Ultimately, he decided against it, he said, because he had to consider foremost the sensibilities of Times readers, especially its Muslim readers. To many of them, he said, depictions of the prophet Muhammad are sacrilegious; those that are meant to mock even more so. “We have a standard that is long held and that serves us well: that there is a line between gratuitous insult and satire. Most of these are gratuitous insult.”

“Gratuitous insult.” The NYT tries to avoid gratuitously insulting people of faith. They had an international news story about people being murdered for creating blasphemous art, and that art wasn’t shown because it was gratuitously insulting. Dean Baquet chose not to offend the sensibilities of religious people.

Which explains this image from today’s NYT:

gratuitous_insult

That’s a portrait of the Pope, made out of condoms. Get it?

You have every right to make a portrait of the Pope out of condoms. And if the NYT deems that newsworthy, it only makes sense to show the image. That’s what the story is about.

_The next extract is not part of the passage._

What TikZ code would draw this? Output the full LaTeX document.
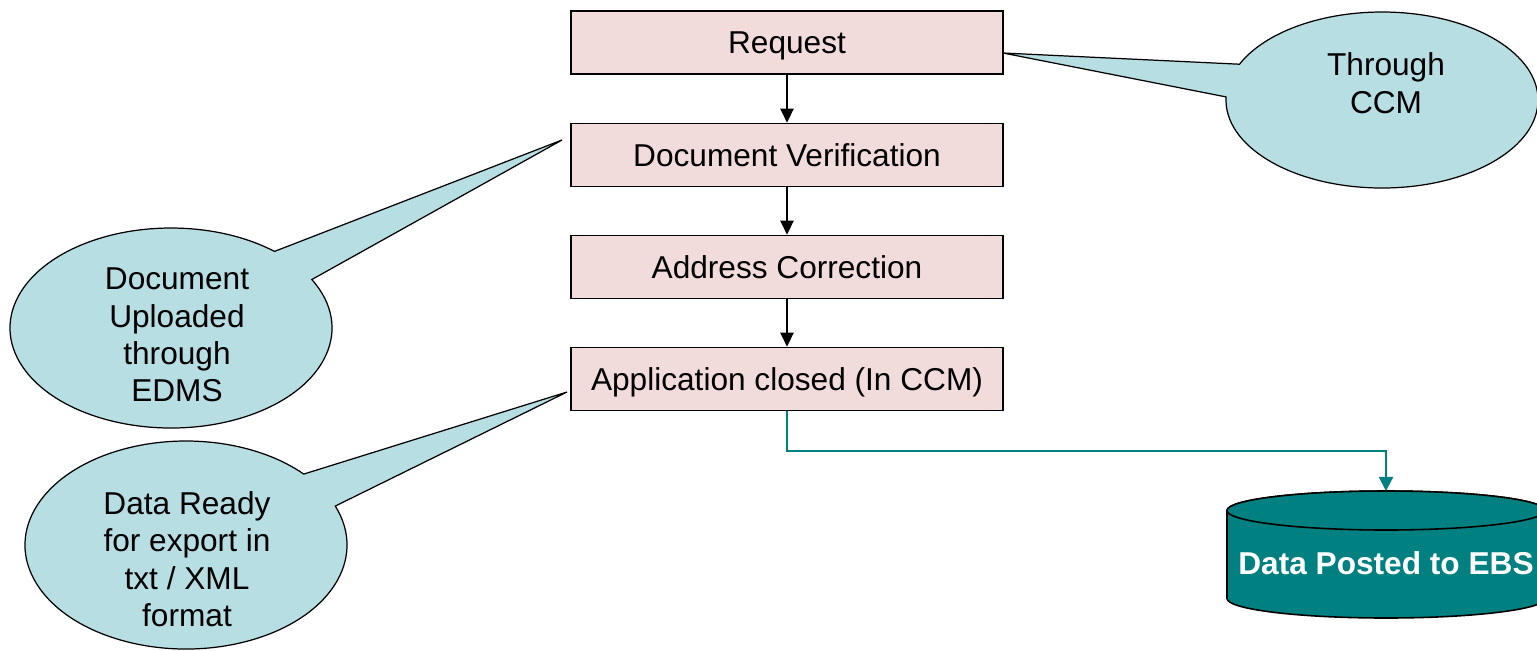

The same goes for the Charlie Hebdo story. Baquet can rationalize it all he wants, but he allowed terrorists a veto. He allowed murderers to dictate the content of his newspaper. And once the coast was clear, he forgot all about his high-minded excuses. He doesn’t need to worry about Catholics trying to kill him for offending them. They’ll just complain about it, and he’ll publish a “Look at the rubes” story about it, and nobody will get murdered or worry about getting murdered.

And so it goes, until the next time Muslim terrorists kill people for offending them.

Islam is the religion of peace. So watch your step.